Community colleges key to respond to changing demographics, workforce demand
[ASPEN] – Despite dire stories that a college degree is becoming too expensive, a panel of experts in higher education at the Aspen Ideas Festival on July 1 agreed that postsecondary degrees and certificates will be essential to prepare the workforce of the future, even as higher education must adapt to rapidly changing needs of both students and employers.
“The likelihood of being unemployed is four times higher for a high school graduate than someone with a degree,” said Tony Carnevale, director of the Georgetown University Center on Education and the Workforce. And although in recent years annual wages have fallen $4-5,000 for the average college graduate, they have dropped even more significantly for people with only a high school diploma, he said.
“If you take the right program, you will earn well,” he added, pointing out that graduates holding associate degrees often out-earn those holding bachelor’s or even graduate degrees.
Scott Ralls, president of the North Carolina Community College System, said colleges in his system are enrolling many recent bachelor’s graduates who seek associate degrees and certificates in health care, information technology and other careers that are in high demand. “We are serving as a type of finishing school,” he said.
“By 2020, three-fourths of jobs in Colorado will require postsecondary education of some sort,” said Colorado Mountain College President Carrie Besnette Hauser. “Currently, 25 percent of our high school graduates get an associate or bachelor’s degree within six years. This is an enormous gap – how do we fill it?”
On top of that, educators will have to adapt in order to teach students who are changing careers more frequently. “It used to be that people would average six to eight careers during their lives,” said panelist Nicholas Dirks, chancellor of the University of California at Berkeley. “That will probably double or more over the next decade.”

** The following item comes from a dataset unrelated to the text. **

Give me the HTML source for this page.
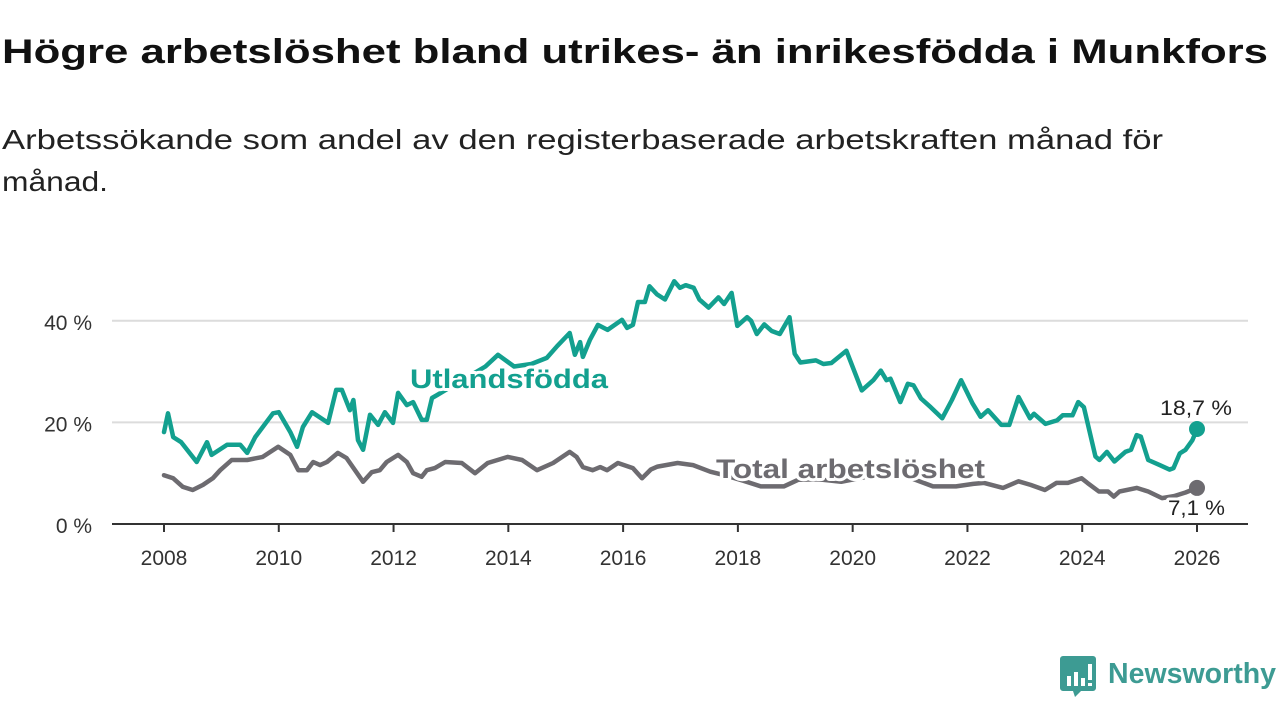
<!DOCTYPE html>
<html><head><meta charset="utf-8"><style>
html,body{margin:0;padding:0;background:#fff;}
svg{display:block;font-family:"Liberation Sans","DejaVu Sans",sans-serif;}
</style></head><body>
<svg id="chart" width="1280" height="720" viewBox="0 0 1280 720">
<text x="2" y="63" font-size="34" font-weight="bold" fill="#111" textLength="1266" lengthAdjust="spacingAndGlyphs">Högre arbetslöshet bland utrikes- än inrikesfödda i Munkfors</text>
<text x="2" y="149" font-size="28" fill="#222" textLength="1161" lengthAdjust="spacingAndGlyphs">Arbetssökande som andel av den registerbaserade arbetskraften månad för</text>
<text x="2" y="191" font-size="28" fill="#222" textLength="106" lengthAdjust="spacingAndGlyphs">månad.</text>
<g id="grid"></g>
<g id="axes"></g>
<g id="series"></g>
<g id="labels"></g>
<g>
<path d="M1063 656 h30 a3 3 0 0 1 3 3 v29 a3 3 0 0 1 -3 3 h-12 l-6 6 l-2 -6 h-10 a3 3 0 0 1 -3 -3 v-29 a3 3 0 0 1 3 -3z" fill="#3d9b93"/>
<rect x="1067" y="676" width="4" height="10" fill="#fff"/><rect x="1074" y="672" width="4" height="14" fill="#fff"/><rect x="1081" y="678" width="4" height="8" fill="#fff"/><rect x="1088" y="664" width="4" height="16" fill="#fff"/><rect x="1088" y="683" width="4" height="3" fill="#fff"/>
<text x="1108" y="683" font-size="29" font-weight="bold" fill="#3d9b93" textLength="168" lengthAdjust="spacingAndGlyphs">Newsworthy</text>
</g>
</svg>
<script>
const yTicks = [0, 20, 40];
const yTickLabels = ["0 %", "20 %", "40 %"];
const xTicks = [2008, 2010, 2012, 2014, 2016, 2018, 2020, 2022, 2024, 2026];
const foreignDates = [2008.0,2008.07,2008.16,2008.3,2008.57,2008.75,2008.83,2009.1,2009.33,2009.45,2009.59,2009.9,2010.0,2010.2,2010.32,2010.42,2010.58,2010.86,2011.0,2011.1,2011.24,2011.3,2011.38,2011.47,2011.59,2011.73,2011.85,2011.99,2012.08,2012.23,2012.34,2012.49,2012.58,2012.67,2012.76,2013.0,2013.3,2013.6,2013.82,2014.1,2014.4,2014.67,2014.85,2015.07,2015.16,2015.25,2015.3,2015.42,2015.56,2015.73,2015.98,2016.07,2016.17,2016.26,2016.38,2016.46,2016.59,2016.73,2016.89,2016.99,2017.09,2017.23,2017.33,2017.49,2017.66,2017.76,2017.89,2017.99,2018.16,2018.23,2018.33,2018.46,2018.59,2018.73,2018.9,2018.99,2019.09,2019.36,2019.49,2019.63,2019.89,2020.16,2020.36,2020.49,2020.59,2020.66,2020.83,2020.96,2021.06,2021.19,2021.36,2021.56,2021.73,2021.89,2022.09,2022.23,2022.36,2022.59,2022.73,2022.89,2023.09,2023.16,2023.36,2023.56,2023.66,2023.83,2023.93,2024.03,2024.23,2024.3,2024.43,2024.56,2024.75,2024.85,2024.95,2025.02,2025.15,2025.35,2025.52,2025.59,2025.7,2025.8,2025.92,2026.0];
const foreignValues = [18.1,21.8,17.1,16.1,12.2,16.1,13.6,15.6,15.6,14,17.1,21.8,22,18.1,15.2,19.1,22,19.9,26.4,26.4,22.4,24.4,16.5,14.6,21.5,19.5,22,19.9,25.8,23.4,24,20.5,20.5,24.8,25.4,27,29,31,33.3,31,31.5,32.7,35,37.6,33.3,35.8,32.9,36.2,39.2,38.2,40.2,38.6,39.2,43.7,43.7,46.8,45.2,44.2,47.8,46.5,47,46.5,44.2,42.6,44.6,43.3,45.5,39,40.7,40,37.4,39.3,38,37.4,40.7,33.5,31.8,32.2,31.5,31.7,34.1,26.3,28.3,30.2,28.3,28.6,24,27.6,27.3,24.7,23,20.8,24.4,28.3,23.7,21.1,22.4,19.5,19.5,25,20.8,21.7,19.7,20.4,21.4,21.4,24,23,13.3,12.6,14.2,12.3,14.2,14.6,17.5,17.2,12.6,11.6,10.7,11,13.9,14.6,16.5,18.7];
const totalDates = [2008.0,2008.16,2008.33,2008.5,2008.68,2008.85,2008.98,2009.18,2009.45,2009.72,2009.99,2010.2,2010.34,2010.49,2010.6,2010.72,2010.84,2011.03,2011.18,2011.47,2011.62,2011.76,2011.88,2012.08,2012.23,2012.34,2012.49,2012.58,2012.72,2012.9,2013.19,2013.42,2013.64,2013.99,2014.24,2014.5,2014.78,2015.07,2015.19,2015.3,2015.47,2015.6,2015.72,2015.91,2016.17,2016.33,2016.48,2016.6,2016.95,2017.22,2017.52,2017.8,2018.1,2018.4,2018.8,2019.05,2019.4,2019.8,2020.2,2020.5,2020.9,2021.4,2021.8,2022.1,2022.29,2022.62,2022.89,2023.1,2023.35,2023.55,2023.75,2023.99,2024.09,2024.29,2024.45,2024.55,2024.65,2024.95,2025.15,2025.39,2025.6,2025.8,2026.0];
const totalValues = [9.6,9,7.3,6.7,7.7,9,10.6,12.6,12.6,13.2,15.2,13.6,10.6,10.6,12.2,11.6,12.2,14,13,8.3,10.2,10.6,12.2,13.6,12.2,10,9.3,10.6,11,12.2,12,10,12,13.2,12.6,10.6,12,14.2,13.2,11.2,10.6,11.2,10.6,12,11,9,10.7,11.3,12,11.6,10.3,9.5,8.5,7.4,7.4,8.7,8.8,8.3,9.2,10.5,9.5,7.4,7.4,7.9,8.1,7.1,8.4,7.7,6.7,8.1,8.1,9,8.1,6.4,6.4,5.4,6.4,7.1,6.4,5.1,5.5,6.2,7.1];

const NS = "http://www.w3.org/2000/svg";
const x = y => 164 + (y - 2008) * (1197 - 164) / 18;
const yv = v => 524 - v * 5.08;
function mk(tag, attrs, parent) {
  const e = document.createElementNS(NS, tag);
  for (const k in attrs) e.setAttribute(k, attrs[k]);
  parent.appendChild(e);
  return e;
}
const grid = document.getElementById('grid');
const axes = document.getElementById('axes');
const series = document.getElementById('series');
const labels = document.getElementById('labels');

yTicks.forEach((t, i) => {
  if (t > 0) {
    const gl = mk('line', {x1: 112, x2: 1248, y1: yv(t), y2: yv(t), stroke: '#dcdcdc', 'stroke-width': 2}, grid);
    
    
  }
  const tl = mk('text', {x: 92, y: yv(t) + 9, 'font-size': 21, fill: '#333', 'text-anchor': 'end'}, axes);
  tl.textContent = yTickLabels[i];
  
  
});
const ax = mk('line', {x1: 112, x2: 1248, y1: 524, y2: 524, stroke: '#333', 'stroke-width': 2}, axes);


xTicks.forEach(t => {
  const tk = mk('line', {x1: x(t), x2: x(t), y1: 524, y2: 532, stroke: '#333', 'stroke-width': 2}, axes);
  
  
  const tl = mk('text', {x: x(t), y: 565, 'font-size': 21, fill: '#333', 'text-anchor': 'middle'}, axes);
  tl.textContent = String(t);
  
  
});

function line(dates, vals, color, name) {
  const d = dates.map((t, i) => (i ? 'L' : 'M') + x(t).toFixed(1) + ' ' + yv(vals[i]).toFixed(1)).join(' ');
  const p = mk('path', {d: d, fill: 'none', stroke: color, 'stroke-width': 4.5, 'stroke-linejoin': 'round', 'stroke-linecap': 'round'}, series);
  
  
  const n = dates.length - 1;
  const c = mk('circle', {cx: x(dates[n]), cy: yv(vals[n]), r: 8, fill: color}, series);
  
  
}
line(totalDates, totalValues, '#6d6b70', 'total-line');
line(foreignDates, foreignValues, '#13a08f', 'foreign-born-line');

function lbl(txt, xx, yy, size, color, bold, len, name) {
  const t = mk('text', {x: xx, y: yy, 'font-size': size, fill: color, 'font-weight': bold ? 'bold' : 'normal', stroke: '#fff', 'stroke-width': 6, 'paint-order': 'stroke', 'stroke-linejoin': 'round', textLength: len, lengthAdjust: 'spacingAndGlyphs'}, labels);
  t.textContent = txt;
  
  
}
lbl('Utlandsfödda', 410, 388, 27, '#13a08f', true, 198, 'foreign-born-label');
lbl('Total arbetslöshet', 716, 478, 27, '#6d6b70', true, 269, 'total-label');
lbl('18,7 %', 1160, 415, 21, '#222', false, 72, 'foreign-born-end-value');
lbl('7,1 %', 1168, 515, 21, '#222', false, 57, 'total-end-value');
</script>
</body></html>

Community colleges can lead innovation
Panel moderator Josh Wyner, a vice president and executive director of the College Excellence Program at The Aspen Institute, noted that of the 20 to 25 million students currently enrolled in a college or university, approximately half are attending community colleges. In 1956 approximately 10 percent of college students were of Hispanic origin; by 2024 that is expected to increase to 25 percent, and many of those students will be attending a community college.
“We have known for some time that the demographics of our K-12 pipeline and who goes to college are drastically changing,” said CMC’s Hauser. She said that in some school districts within the college’s service area the Latino population is more than 50 percent. “It is both an economic and social imperative [to serve students who graduate from local high schools].”
She noted that community colleges can innovate and incubate, much as Colorado Mountain College has done by being the first two-year college in the state to offer bachelor’s degrees, or by launching the Isaacson School for New Media to support local workforce needs.
Carnevale said that test-based professional certifications have increased, so that there are now 30 million in the U.S. He noted that many workers have up to five certifications. Community colleges offer various certificates of proficiency and testing services, as well as relatively affordable associate degrees that students can transfer to a four-year institution.
“Community colleges cannot be a place where a degree dies,” said Hauser. “We cannot let that continue. We need to ensure if a student is degree- or certificate-seeking, they reach that goal.”
“We need to make sure that the open door doesn’t become a revolving door,” said Ralls of the North Carolina Community College System, which serves nearly a million students a year.